2013年4月8日月曜日

東電・福島第一原発地下貯水槽汚染水漏れ:これも仮設的感覚の事態か

東電・福島第一原発で地下貯水槽から放射能汚染水漏れが発生し、復旧作業に暗雲が立ち込めている感じだが、これも東電の安全軽視の仮設的感覚での事態なのか。廃炉を目指すしかないので東電としては余り金をかけず、仮設的設備で対応をしようとしている結果なのか。しかし、如何にせん危険な設備であることに変わりはないのだ。仮設設備のつなぎ合わせでは、いつか大きな事故に結び付くのではないか。

新聞報道によると2号地下水槽に続き、3号地下水槽でも汚染水漏れが見つかったという。

貯水槽内には約29万ベクレルの汚染水がたまっているが、シートとシートの間で約6000ベクレル、シートの外側で約30ベクレルの汚染水がリークしているのがわかったというのだ。そこで汚染水濃度と漏出量120トンから7100億ベクトルの放射性物質の漏出量を計算していあるが、専門家から疑問が投げかけられている(読売新聞2013.4.8)。

そのリークの原因として、シート同士の継ぎ目、突起物によるシート破損、漏水検知用パイプの設置の不具合などが挙げられている。

私も10年ちょっと前に産業廃棄物最終処分場を建設した経験があるので興味を持って新聞を見た。

遮水シートを敷設されているのは分かっていたが、詳細がやっと朝日新聞(2013.4.8)で分かった。

ポリエチレン遮水シート(1.5mm)の2重構造に外側にベントナイト遮水シート(6.4mm)、その間に長繊維不織布が敷かれた構造で、今考えられる最高の材質、構造ではないかと思う。決して仮設的ものではない。

しかし、問題は施工技術なのだ。

地下に穴を掘ったとき法面、地盤処理が重要なのだ。湧き出る地下水対策、シートを破損する恐れのある突起物などの除去、シートとの密着性を保つための法面処理は重要だ。

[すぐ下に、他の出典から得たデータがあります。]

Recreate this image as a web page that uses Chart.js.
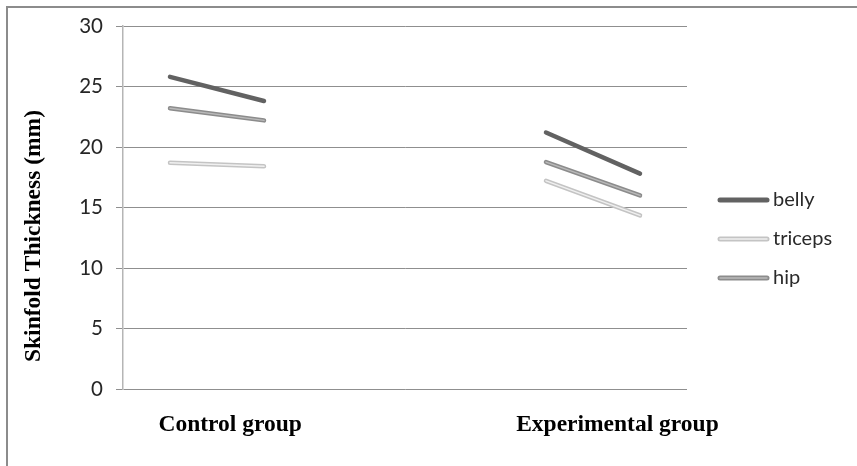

シート施工も溶着作業は専門家がやるべきだ。ちょっと見れば素人でもできそうであるがこれが難しい。コスト削減を要求すると、作業員の技術を落とすことになる。

地下水の差し込みはできるだけ避けることだ。シート下に地下水が差し込んでくると、石ころが出てきたり、地盤との密着性が悪くなり継ぎ目付近にトラブルが出てくる。必ず集水管を敷設してとトラブルを防止する必要がある。

一説によると、漏水検知パイプを設置したときにシートに穴をあけたという。その部分の処理が不十分だった可能性もあるという。シートを切るときは最善の注意が必要だ。

場所が管理区域で、誰でもいいわけではなく、技術者の確保にも問題があったのだろう。きちんとやっていればこんな問題は起きないはずだと思うのだが。

[後記]
8日のテレビニュースで、汚染水漏出の原因は漏水検知装置を設置するパイプ挿入箇所が引き裂かれて破損し、そこから汚染水がシート間に流れ込んだと言う内容の発表があった。
シート材質の引き裂き強度は塩ビなどに較べてポリエチレンは強度があるが、満水にしたために短期間で破損が広がったという説明に疑問がある。

遮水シートに穴を開ける異常なことをやるのだから、その部分から破損が進むことはわかっていたはずだ。何故、毎日の点検、定期的な点検で発見できなかったのか。

高濃度の放射能汚染水のリークは、絶対に避けなければならない安全意識があれば、点検は密にやっているべきだ。そうすれば早期に異常が発見でき、漏水を防止できたのではないか。

それと、地下貯水槽の周りから差し込む地下水をどう処理していたのか。通常であれば集水管を敷設し地下水汲み上げ井戸に集め、異常が無ければ外部へ放出するのではないか。
その地下水集水,監視システムをどう築いていたのか。